The unwelcome Buck insinuates himself in Chuck’s life upon relocating to Los Angeles, where he hopes to produce a play that nakedly fictionalizes his persisting attraction and vilifies Chuck’s well-meaning wife as a witch driving them apart. The brutal lack of self-awareness spills off of the stage as Buck turns stalker, repeatedly turning up at Chuck’s workplace and going so far as to play voyeur by his bedroom as he makes love to his wife. Something’s clearly off about Buck, and while the film condones the occasional laugh at his expense — his deranged BFF collages made as totems of his delusion give the film its meanest-spirited stroke — he’s initially posed as an object of pity, not mockery. Beverly (stalwart character actress Lupe Ontiveros), the no-nonsense house manager Buck taps to direct his play, tellingly instructs the actor cast as Buck’s stand-in not to play the role “like a little retarded kid.” He’s merely stunted, his abnormalities limited to the perversion of childhood pathologies, a discomfiting current reiterated in the mini-DV cinematography with the ultra-lo-fi texture of a grim home movie later submitted into evidence.

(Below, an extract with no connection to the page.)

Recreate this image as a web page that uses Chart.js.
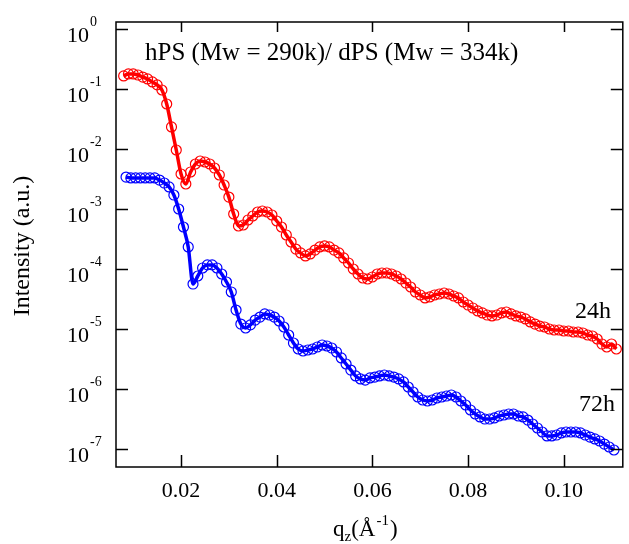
<!DOCTYPE html>
<html lang="en">
<head>
    <meta charset="UTF-8">
    <title>Intensity vs qz</title>
    <style>
        body { margin: 0; background: #fff; }
        #chart { display: block; }
    </style>
</head>
<body>
    <canvas id="chart" width="629" height="544"></canvas>
    <script src="https://cdn.jsdelivr.net/npm/chart.js"></script>
    <script>

// qz values (1/A) and intensities
const q24 = [0.008,0.009,0.010,0.011,0.012,0.013,0.014,0.015,0.016,0.017,
  0.018,0.019,0.020,0.021,0.022,0.023,0.024,0.025,0.026,0.027,
  0.028,0.029,0.030,0.031,0.032,0.033,0.034,0.035,0.036,0.037,
  0.038,0.039,0.040,0.041,0.042,0.043,0.044,0.045,0.046,0.047,
  0.048,0.049,0.050,0.051,0.052,0.053,0.054,0.055,0.056,0.057,
  0.058,0.059,0.060,0.061,0.062,0.063,0.064,0.065,0.066,0.067,
  0.068,0.069,0.070,0.071,0.072,0.073,0.074,0.075,0.076,0.077,
  0.078,0.079,0.080,0.081,0.082,0.083,0.084,0.085,0.086,0.087,
  0.088,0.089,0.090,0.091,0.092,0.093,0.094,0.095,0.096,0.097,
  0.098,0.099,0.100,0.101,0.102,0.103,0.104,0.105,0.106,0.107,
  0.108,0.109,0.110,0.111];
const i24 = [0.165,0.178,0.178,0.171,0.158,0.147,0.131,0.117,0.0962,0.0562,
  0.0233,0.00962,0.00383,0.00261,0.00414,0.00562,0.00631,0.00607,0.00562,0.00482,
  0.00369,0.00251,0.00158,0.000825,0.000521,0.000541,0.000656,0.000764,0.000891,0.000926,
  0.000891,0.000794,0.000631,0.000501,0.000369,0.000282,0.000215,0.000185,0.000165,0.000178,
  0.000207,0.000233,0.000242,0.000233,0.000207,0.000185,0.000153,0.000126,0.0001,8.25e-5,
  7.08e-5,6.81e-5,7.36e-5,8.25e-5,8.58e-5,8.58e-5,8.25e-5,7.64e-5,6.81e-5,5.84e-5,
  5.01e-5,4.14e-5,3.69e-5,3.29e-5,3.42e-5,3.69e-5,3.83e-5,3.98e-5,3.83e-5,3.55e-5,
  3.29e-5,2.82e-5,2.51e-5,2.24e-5,2.0e-5,1.85e-5,1.71e-5,1.65e-5,1.71e-5,1.85e-5,
  1.92e-5,1.78e-5,1.65e-5,1.58e-5,1.47e-5,1.31e-5,1.21e-5,1.12e-5,1.08e-5,1.0e-5,
  9.62e-6,9.62e-6,9.26e-6,9.26e-6,8.91e-6,8.91e-6,8.58e-6,7.94e-6,7.64e-6,6.81e-6,
  5.62e-6,5.01e-6,5.62e-6,4.64e-6];

const q72 = [0.0085,0.0095,0.0105,0.0115,0.0125,0.0135,0.0145,0.0155,0.0165,0.0175,
  0.0185,0.0195,0.0205,0.0215,0.0225,0.0235,0.0245,0.0255,0.0265,0.0275,
  0.0285,0.0295,0.0305,0.0315,0.0325,0.0335,0.0345,0.0355,0.0365,0.0375,
  0.0385,0.0395,0.0405,0.0415,0.0425,0.0435,0.0445,0.0455,0.0465,0.0475,
  0.0485,0.0495,0.0505,0.0515,0.0525,0.0535,0.0545,0.0555,0.0565,0.0575,
  0.0585,0.0595,0.0605,0.0615,0.0625,0.0635,0.0645,0.0655,0.0665,0.0675,
  0.0685,0.0695,0.0705,0.0715,0.0725,0.0735,0.0745,0.0755,0.0765,0.0775,
  0.0785,0.0795,0.0805,0.0815,0.0825,0.0835,0.0845,0.0855,0.0865,0.0875,
  0.0885,0.0895,0.0905,0.0915,0.0925,0.0935,0.0945,0.0955,0.0965,0.0975,
  0.0985,0.0995,0.1005,0.1015,0.1025,0.1035,0.1045,0.1055,0.1065,0.1075,
  0.1085,0.1095,0.1105];
const i72 = [0.00341,0.00329,0.00329,0.00329,0.00329,0.00329,0.00329,0.00304,0.00271,0.00233,
  0.00171,0.001,0.000501,0.000233,5.62e-5,7.64e-5,0.000104,0.000117,0.000117,0.000104,
  8.25e-5,6.07e-5,4.14e-5,2.07e-5,1.21e-5,1.04e-5,1.17e-5,1.41e-5,1.58e-5,1.78e-5,
  1.71e-5,1.58e-5,1.36e-5,1.08e-5,7.94e-6,5.84e-6,4.64e-6,4.30e-6,4.47e-6,4.64e-6,
  5.01e-6,5.41e-6,5.21e-6,4.82e-6,4.14e-6,3.29e-6,2.61e-6,2.07e-6,1.65e-6,1.47e-6,
  1.41e-6,1.53e-6,1.58e-6,1.65e-6,1.71e-6,1.65e-6,1.58e-6,1.47e-6,1.31e-6,1.08e-6,
  8.91e-7,7.36e-7,6.56e-7,6.31e-7,6.56e-7,7.08e-7,7.36e-7,7.64e-7,7.94e-7,7.36e-7,
  6.31e-7,5.41e-7,4.47e-7,3.83e-7,3.42e-7,3.16e-7,3.16e-7,3.29e-7,3.55e-7,3.69e-7,
  3.83e-7,3.83e-7,3.55e-7,3.42e-7,3.04e-7,2.61e-7,2.24e-7,1.92e-7,1.65e-7,1.65e-7,
  1.71e-7,1.85e-7,1.92e-7,1.92e-7,1.92e-7,1.85e-7,1.71e-7,1.58e-7,1.47e-7,1.36e-7,
  1.21e-7,1.08e-7,9.62e-8];

const xTicks = [0.02, 0.04, 0.06, 0.08, 0.10];
const xTickLabels = ['0.02', '0.04', '0.06', '0.08', '0.10'];
const yTickExps = [0, -1, -2, -3, -4, -5, -6, -7];

const serif = '"Liberation Serif", "Times New Roman", serif';

function pts(qs, is) {
  return qs.map((q, k) => ({ x: q, y: is[k] }));
}

// box, inward ticks, tick labels and the texts
const frame = {
  id: 'frame',
  afterDraw(chart) {
    const c = chart.ctx;
    const a = chart.chartArea;
    const xs = chart.scales.x, ys = chart.scales.y;
    c.save();
    c.strokeStyle = '#000';
    c.lineWidth = 1.5;
    c.strokeRect(a.left, a.top, a.right - a.left, a.bottom - a.top);
    c.beginPath();
    xTicks.forEach(v => {
      const px = Math.round(xs.getPixelForValue(v)) + 0.5;
      c.moveTo(px, a.bottom); c.lineTo(px, a.bottom - 12);
      c.moveTo(px, a.top); c.lineTo(px, a.top + 10);
    });
    yTickExps.forEach(e => {
      const py = Math.round(ys.getPixelForValue(Math.pow(10, e))) + 0.5;
      c.moveTo(a.left, py); c.lineTo(a.left + 12, py);
      c.moveTo(a.right, py); c.lineTo(a.right - 12, py);
    });
    c.stroke();

    c.fillStyle = '#000';
    c.font = '22px ' + serif;
    c.textAlign = 'center';
    c.textBaseline = 'alphabetic';
    xTicks.forEach((v, k) => {
      c.fillText(xTickLabels[k], xs.getPixelForValue(v), 497);
    });
    c.textAlign = 'left';
    yTickExps.forEach(e => {
      const py = ys.getPixelForValue(Math.pow(10, e));
      c.font = '22px ' + serif;
      c.fillText('10', 67, py + 13);
      const w = c.measureText('10').width;
      c.font = '14px ' + serif;
      c.fillText(e === 0 ? '0' : '-' + Math.abs(e), 67 + w + 1, py - 3);
    });

    c.font = '25px ' + serif;
    c.fillText('hPS (Mw = 290k)/ dPS (Mw = 334k)', 145, 60);
    c.font = '24px ' + serif;
    c.fillText('24h', 575, 318);
    c.fillText('72h', 579, 411);

    // y title
    c.save();
    c.translate(29, 246);
    c.rotate(-Math.PI / 2);
    c.textAlign = 'center';
    c.font = '24px ' + serif;
    c.fillText('Intensity (a.u.)', 0, 0);
    c.restore();

    // x title: q_z(Å^-1)
    let x = 333;
    const base = 536;
    c.font = '23px ' + serif;
    c.fillText('q', x, base); x += c.measureText('q').width;
    c.font = '15px ' + serif;
    c.fillText('z', x, base + 5); x += c.measureText('z').width;
    c.font = '23px ' + serif;
    c.fillText('(Å', x, base); x += c.measureText('(Å').width + 1;
    c.font = '15px ' + serif;
    c.fillText('-1', x, base - 11); x += c.measureText('-1').width + 1;
    c.font = '23px ' + serif;
    c.fillText(')', x, base);
    c.restore();
  }
};

const lineSet = (data, color) => ({
  data: data,
  borderColor: color,
  borderWidth: 3.5,
  pointRadius: 0,
  cubicInterpolationMode: 'monotone',
  fill: false
});
const markSet = (data, color) => ({
  data: data,
  showLine: false,
  pointRadius: 5,
  pointStyle: 'circle',
  pointBorderColor: color,
  pointBackgroundColor: 'rgba(0,0,0,0)',
  pointBorderWidth: 1.2
});

new Chart(document.getElementById('chart'), {
  type: 'line',
  data: {
    datasets: [
      lineSet(pts(q24, i24), '#ff0000'),
      lineSet(pts(q72, i72), '#0000ff'),
      markSet(pts(q24, i24), '#ff0000'),
      markSet(pts(q72, i72), '#0000ff')
    ]
  },
  options: {
    responsive: false,
    animation: false,
    layout: { padding: { top: 22, right: 1, left: 0, bottom: 0 } },
    plugins: { legend: { display: false }, tooltip: { enabled: false } },
    scales: {
      x: {
        type: 'linear',
        min: 0.0064,
        max: 0.11235,
        grid: { display: false },
        border: { display: false },
        ticks: { display: false },
        afterFit: s => { s.height = 77; }
      },
      y: {
        type: 'logarithmic',
        min: 5.012e-8,
        max: 1.308,
        grid: { display: false },
        border: { display: false },
        ticks: { display: false },
        afterFit: s => { s.width = 116; }
      }
    }
  },
  plugins: [frame]
});
    </script>
</body>
</html>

The closest thing Buck has to a voice of reason even as she cashes his heedlessly cut checks, Beverly leans on the fourth wall in informing him that what he wrote as a fantasy is closer to an unwitting “homoerotic, misogynistic love story” in practice. White created the character in tribute to his mother, the longtime executive director of a small SoCal theater much like the one in his film, though his father’s legacy hangs even heavier over the knotty sexual politics. Born into a devout family, Mel White rose to the top of the evangelical heap during the age of virulent conservative intolerance from Pat Robertson, Billy Graham and Jerry Falwell, all of whom turned to him as ghost-writer for their memoirs. All the while, as he revealed to his wife shortly after their marriage in 1962, he privately wrestled with intrusive homosexual urges he would attempt to dispel with a battery of crude correctives over the coming decades. Mel came out in 1984 and spent the remainder of his life publicly reconciling his faith and sexual orientation as a spokesman for gay Christians, finally liberated from his self-imposed repression.
Three Words Straight Guys Still Can’t Say to Each Other
When a stranger confronted him about saying “I love you” to a friend, Joe Kanzangu was caught off guard. So he asked his friends: Are we the odd ones out?The terrible toll exacted by diligent, protracted distortion of the self left a clear impression on a teenaged Mike White, who’d go on to steer Buck down a similarly disrupted route toward personal truth. Like so many small-town boys who like boys, Buck’s tastes were shaped by all-American straights, a preference that informs his insistence on casting the hunky yet terrible Sam (Paul Weitz, the ideal doppelgänger for his own brother). Through him, Buck tries to replay his stymied past courtship, until Sam rejects his attempt to initiate a sexual encounter with a knee-jerk revulsion farther down the low end of the Kinsey scale than Chuck’s nervous defensiveness. Perhaps Buck recognizes this as he goes to make one last bid for Chuck’s affections, a confrontation that does indeed segue into tentative lovemaking for the pair. “I know you,” Buck reminds him. “It was me and you.” Chuck opens himself up, but afterward, gently holds firm on his need to go home to a wife he sincerely loves. His reaction clarifies that this isn’t a case of a straight man mortified by some youthful groping, but rather a bisexual anxious that relations with a man will preclude him from having them with women. (Mike White, not insignificantly, identifies as bi.)
Secure in the knowledge that his most cherished memories aren’t a lie, a freed Buck moves on, embracing the friends and professional sense of purpose that the theater have brought him. In the ultimate gesture of closure, he gives Chuck his tacit blessing by attending his wedding, motivated to go by the meaningful eye contact they previously shared during a chance run-in at a restaurant. The shot/reverse shot between them plays out exactly like the heart-stopping ending of queer love affair par excellence Carol, and considering that the indie circles Todd Haynes runs in have some overlap with White’s, it may not even be coincidence. In any case, the link points back to the fact that every film about friendship must necessarily also be a romance, a notion cannily played for laughs by I Love You, Man. In Chuck and Buck, the joke turns sour until it gives way to a tenderer lowering of the guard. There’s nothing to be scared of, it assures. This is all just guy stuff.